Synchronization scenarios due to the insertion of time delay in a communication ODEs model for chemical oscillators

The Oregonator system, consisting of three Ordinary Differential Equations (ODEs), can be used for modeling the Belousov-Zhabotinsky (BZ) chemical reaction. The behavior of this phenomenon is interesting, given the oscillatory character of the related chemical components. For this reason, the use of techniques such as Exponential Fitting (EF) can be very effective in solving the Oregonator system, and D’Ambrosio et. al. have conducted studies related to this purpose. In fact, given the oscillation experimental frequency of the components, they used adapted numerical methods to follow the qualitative a-priori known behavior of the solution. In a recent work, Budroni et. al. considered a modified version of the Oregonator model, inserting an additional ODE within the original system and slightly altering the others. This version was used to model a network of diffusively coupled inorganic oscillators, confined in micro-compartments by means of a flow-focus microfluidic technique. Such networks allow to understand and predict the communication modalities between different individuals, regulated by the exchange of activatory or inhibitory signals.
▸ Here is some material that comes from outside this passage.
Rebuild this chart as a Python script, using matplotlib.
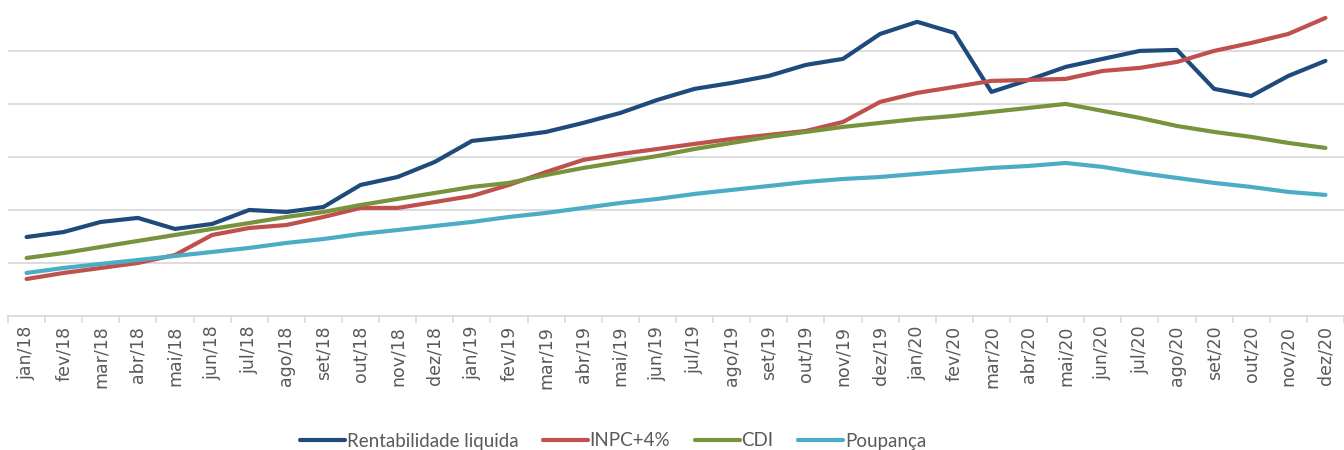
import matplotlib
matplotlib.use("Agg")
import matplotlib.pyplot as plt
from matplotlib.ticker import FixedLocator
from matplotlib.font_manager import FontProperties

# monthly categories
months = ["jan/18", "fev/18", "mar/18", "abr/18", "mai/18", "jun/18", "jul/18", "ago/18",
          "set/18", "out/18", "nov/18", "dez/18", "jan/19", "fev/19", "mar/19", "abr/19",
          "mai/19", "jun/19", "jul/19", "ago/19", "set/19", "out/19", "nov/19", "dez/19",
          "jan/20", "fev/20", "mar/20", "abr/20", "mai/20", "jun/20", "jul/20", "ago/20",
          "set/20", "out/20", "nov/20", "dez/20"]

# accumulated values (%)
rentabilidade = [7.45, 7.92, 8.87, 9.25, 8.21, 8.68, 10.0, 9.81, 10.28, 12.36, 13.11, 14.53,
                 16.51, 16.89, 17.36, 18.21, 19.15, 20.38, 21.42, 21.98, 22.64, 23.68, 24.25, 26.60,
                 27.74, 26.70, 21.13, 22.26, 23.49, 24.25, 25.00, 25.09, 21.42, 20.75, 22.64, 24.06]
inpc4 = [3.49, 4.06, 4.53, 5.00, 5.75, 7.64, 8.30, 8.58, 9.34, 10.19, 10.19, 10.75,
         11.32, 12.36, 13.58, 14.72, 15.28, 15.75, 16.23, 16.70, 17.08, 17.45, 18.30, 20.19,
         21.04, 21.60, 22.17, 22.26, 22.36, 23.11, 23.40, 23.96, 25.00, 25.75, 26.60, 28.11]
cdi = [5.47, 5.94, 6.51, 7.08, 7.64, 8.21, 8.77, 9.34, 9.81, 10.47, 11.04, 11.60,
       12.17, 12.55, 13.30, 13.96, 14.53, 15.09, 15.75, 16.32, 16.89, 17.36, 17.83, 18.21,
       18.58, 18.87, 19.25, 19.62, 20.00, 19.34, 18.68, 17.92, 17.36, 16.89, 16.32, 15.85]
poupanca = [4.06, 4.53, 4.91, 5.28, 5.66, 6.04, 6.42, 6.89, 7.26, 7.74, 8.11, 8.49,
            8.87, 9.34, 9.72, 10.19, 10.66, 11.04, 11.51, 11.89, 12.26, 12.64, 12.92, 13.11,
            13.40, 13.68, 13.96, 14.15, 14.43, 14.06, 13.49, 13.02, 12.55, 12.17, 11.70, 11.42]

fig = plt.figure(figsize=(13.44, 4.5), dpi=100)
ax = fig.add_axes([8 / 1344, 134 / 450, 1336 / 1344, 316 / 450])

x = range(len(months))
style = dict(lw=3, solid_capstyle="round", solid_joinstyle="round")
ax.plot(x, rentabilidade, color="#1f4a7c", label="Rentabilidade liquida", **style)
ax.plot(x, inpc4, color="#c0504d", label="INPC+4%", **style)
ax.plot(x, cdi, color="#77933c", label="CDI", **style)
ax.plot(x, poupanca, color="#4bacc6", label="Poupança", **style)

ax.set_xlim(-0.5, len(months) - 0.5)
ax.set_ylim(0, 29.8)
ax.set_yticks([5, 10, 15, 20, 25])
ax.yaxis.grid(True, color="#d9d9d9", lw=1.3)
ax.set_axisbelow(True)
ax.tick_params(axis="y", left=False, labelleft=False)

for s in ["left", "right", "top"]:
    ax.spines[s].set_visible(False)
ax.spines["bottom"].set_color("#d9d9d9")
ax.spines["bottom"].set_linewidth(1.3)

tick_font = FontProperties(family="DejaVu Sans", size=12.5)
ax.set_xticks(list(x))
ax.set_xticklabels(months, rotation=90, color="#595959", fontproperties=tick_font)
ax.xaxis.set_minor_locator(FixedLocator([i - 0.5 for i in range(len(months) + 1)]))
ax.tick_params(axis="x", which="major", length=0, pad=7)
ax.tick_params(axis="x", which="minor", length=5, color="#d9d9d9", width=1.2)

fig.legend(loc="center", bbox_to_anchor=(613 / 1344, 1 - 441 / 450), ncol=4, frameon=False,
           handlelength=2.4, handletextpad=0.1, columnspacing=1.3,
           prop=FontProperties(family="Lato", size=13.5),
           labelcolor="#595959")

fig.savefig("out.png", dpi=100)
However, there are some compartmentalization constraints that can affect the communication between consecutive micro-oscillators. Therefore, in order to improve the model from this point of view, we have introduced a constant time delay inside the coupling term of the ODEs system. We show how the new Delay Differential Equations (DDEs) model thus obtained can be used not only to quantitatively improve the correspondence between numerical and in-silico experimental results, but also to represent other types of real phenomena. In fact, as the delay varies, different synchronization scenarios occur for the micro-oscillators involved in the system. For example, there are similarities between the observed phase transition dynamics and synchronization scenarios characterizing the coordination of oscillatory limb movements. Furthermore, we analyze and compare the efficiency of numerical methods used to solve the DDEs system, also discussing techniques that can be used to improve experimental results.